Database Connection URL

The JDBC connection string pointing to CrateDB

jdbc:postgresql://<cratedb-host>:5432/?sslmode=verify-full&sslrootcert=/path/to/ca.pem

Database Driver Class Name

The PostgreSQL JDBC driver class name

org.postgresql.Driver

Database Driver Location(s)

Download the latest PostgreSQL JDBC driver and place it on the file system of the NiFi host

${nifi.home}/lib/postgresql-42.7.8.jar

Database User

The CrateDB user name

Password

The password of your CrateDB user

  1. Apply the properties, then click the lightning bolt to enable the service.

You can now use the connection pool in NiFi processors.

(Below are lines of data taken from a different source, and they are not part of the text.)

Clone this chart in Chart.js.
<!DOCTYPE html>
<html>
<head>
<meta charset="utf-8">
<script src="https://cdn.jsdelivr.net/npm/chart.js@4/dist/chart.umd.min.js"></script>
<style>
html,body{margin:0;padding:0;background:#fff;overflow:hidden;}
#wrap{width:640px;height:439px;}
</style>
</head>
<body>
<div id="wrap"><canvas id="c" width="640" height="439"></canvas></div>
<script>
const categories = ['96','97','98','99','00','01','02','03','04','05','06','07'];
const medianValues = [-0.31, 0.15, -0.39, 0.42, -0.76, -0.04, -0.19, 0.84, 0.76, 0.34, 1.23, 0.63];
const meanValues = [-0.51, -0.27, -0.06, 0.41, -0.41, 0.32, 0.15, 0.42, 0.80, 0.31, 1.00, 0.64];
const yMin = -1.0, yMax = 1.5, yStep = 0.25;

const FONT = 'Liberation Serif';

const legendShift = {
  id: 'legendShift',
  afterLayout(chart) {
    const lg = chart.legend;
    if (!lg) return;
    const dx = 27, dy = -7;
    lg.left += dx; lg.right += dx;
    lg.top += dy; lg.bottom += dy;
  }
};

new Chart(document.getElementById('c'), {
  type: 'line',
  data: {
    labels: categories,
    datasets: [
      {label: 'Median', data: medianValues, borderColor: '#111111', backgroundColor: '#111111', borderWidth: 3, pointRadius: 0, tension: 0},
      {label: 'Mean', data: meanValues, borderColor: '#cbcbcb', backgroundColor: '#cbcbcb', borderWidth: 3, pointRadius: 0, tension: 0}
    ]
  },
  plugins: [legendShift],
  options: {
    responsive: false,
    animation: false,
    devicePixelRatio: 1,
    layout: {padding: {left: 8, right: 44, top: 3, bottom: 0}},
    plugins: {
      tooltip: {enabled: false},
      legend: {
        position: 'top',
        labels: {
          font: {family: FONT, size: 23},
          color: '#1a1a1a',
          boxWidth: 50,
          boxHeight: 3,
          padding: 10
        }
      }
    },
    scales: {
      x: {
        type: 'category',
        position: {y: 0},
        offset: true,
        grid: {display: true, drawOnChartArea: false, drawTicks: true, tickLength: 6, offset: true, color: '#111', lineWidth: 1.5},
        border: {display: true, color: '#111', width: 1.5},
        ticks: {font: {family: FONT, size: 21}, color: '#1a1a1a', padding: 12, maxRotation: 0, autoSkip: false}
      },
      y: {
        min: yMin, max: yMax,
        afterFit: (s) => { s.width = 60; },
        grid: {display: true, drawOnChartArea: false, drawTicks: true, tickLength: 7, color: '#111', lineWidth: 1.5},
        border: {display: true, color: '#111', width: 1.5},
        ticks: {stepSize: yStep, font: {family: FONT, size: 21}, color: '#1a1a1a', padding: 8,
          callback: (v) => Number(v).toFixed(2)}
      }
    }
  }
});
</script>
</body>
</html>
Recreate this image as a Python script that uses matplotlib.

Example: Read from CSV files

One common use case is to design a process in NiFi that results in data being ingested into CrateDB. This example takes a CSV file from the NYC Taxi Data repository, processes it in NiFi, and then ingests it into CrateDB.

NiFi uses prepared statements and batching by default. Start with a batch size of 500 and adjust to your workload. See insert performance for details.

Screenshot 2021-04-20 at 13.58.18|576x500

Create the corresponding target table in CrateDB:

CREATE TABLE "doc"."yellow_taxi_trips" (
   "vendor_id" TEXT,
   "pickup_datetime" TIMESTAMP WITH TIME ZONE,
   "dropoff_datetime" TIMESTAMP WITH TIME ZONE,
   "passenger_count" INTEGER,
   "trip_distance" REAL,
   "pickup_longitude" REAL,
   "pickup_latitude" REAL,
   "rate_code" INTEGER,
   "store_and_fwd_flag" TEXT,
   "dropoff_longitude" REAL,
   "dropoff_latitude" REAL,
   "payment_type" TEXT,
   "fare_amount" REAL,
   "surcharge" REAL,
   "mta_tax" REAL,
   "tip_amount" REAL,
   "tolls_amount" REAL,
   "total_amount" REAL
);

Start the process group. Rows should appear in CrateDB shortly. To verify:

SELECT count(*) FROM doc.yellow_taxi_trips;

If you run into issues, check NiFi logs: log/nifi-bootstrap.log and log/nifi-app.log.

GetFile

The GetFile processor points to a local directory that contains the file yellow_tripdata_2013-08.csv.

PutDatabaseRecord

The PutDatabaseRecord has a couple of properties that need to be configured:

  • Record Reader: CSVReader

    • Schema Access Strategy: “Use String Fields From Header”

    • Treat First Line as Header: true

  • Database Type: PostgreSQL

  • Statement Type: INSERT

  • Database Connection Pooling Service: The connection pool created previously

  • Schema Name: doc

  • Table Name: yellow_taxi_trips

  • Maximum Batch Size: 500

Example: Read from another SQL-based database

Read data from a SQL database and insert it into CrateDB: Screenshot 2021-07-15 at 09.59.36|690x229

ExecuteSQLRecord

Reads rows from the source database.

  • Database Connection Pooling Service: A connection pool pointing to the source database

  • SQL select query: The SQL query to retrieve rows as needed

  • RecordWriter: JsonRecordSetWriter. The following processors require JSON files for conversion into SQL statements.

ConvertJSONToSQL

Converts the generated JSON files into SQL statements.

  • JDBC Connection Pool: A connection pool pointing to CrateDB

  • Statement Type: INSERT

  • Table Name: Name of the target table in CrateDB (without schema name)

  • Schema Name: The table’s schema name in CrateDB

PutSQL

Executes the previously generated SQL statements as prepared statements.

  • JDBC Connection Pool: A connection pool pointing to CrateDB

  • SQL Statement: No value set

  • Batch Size: 500 (the optimal value varies by use case)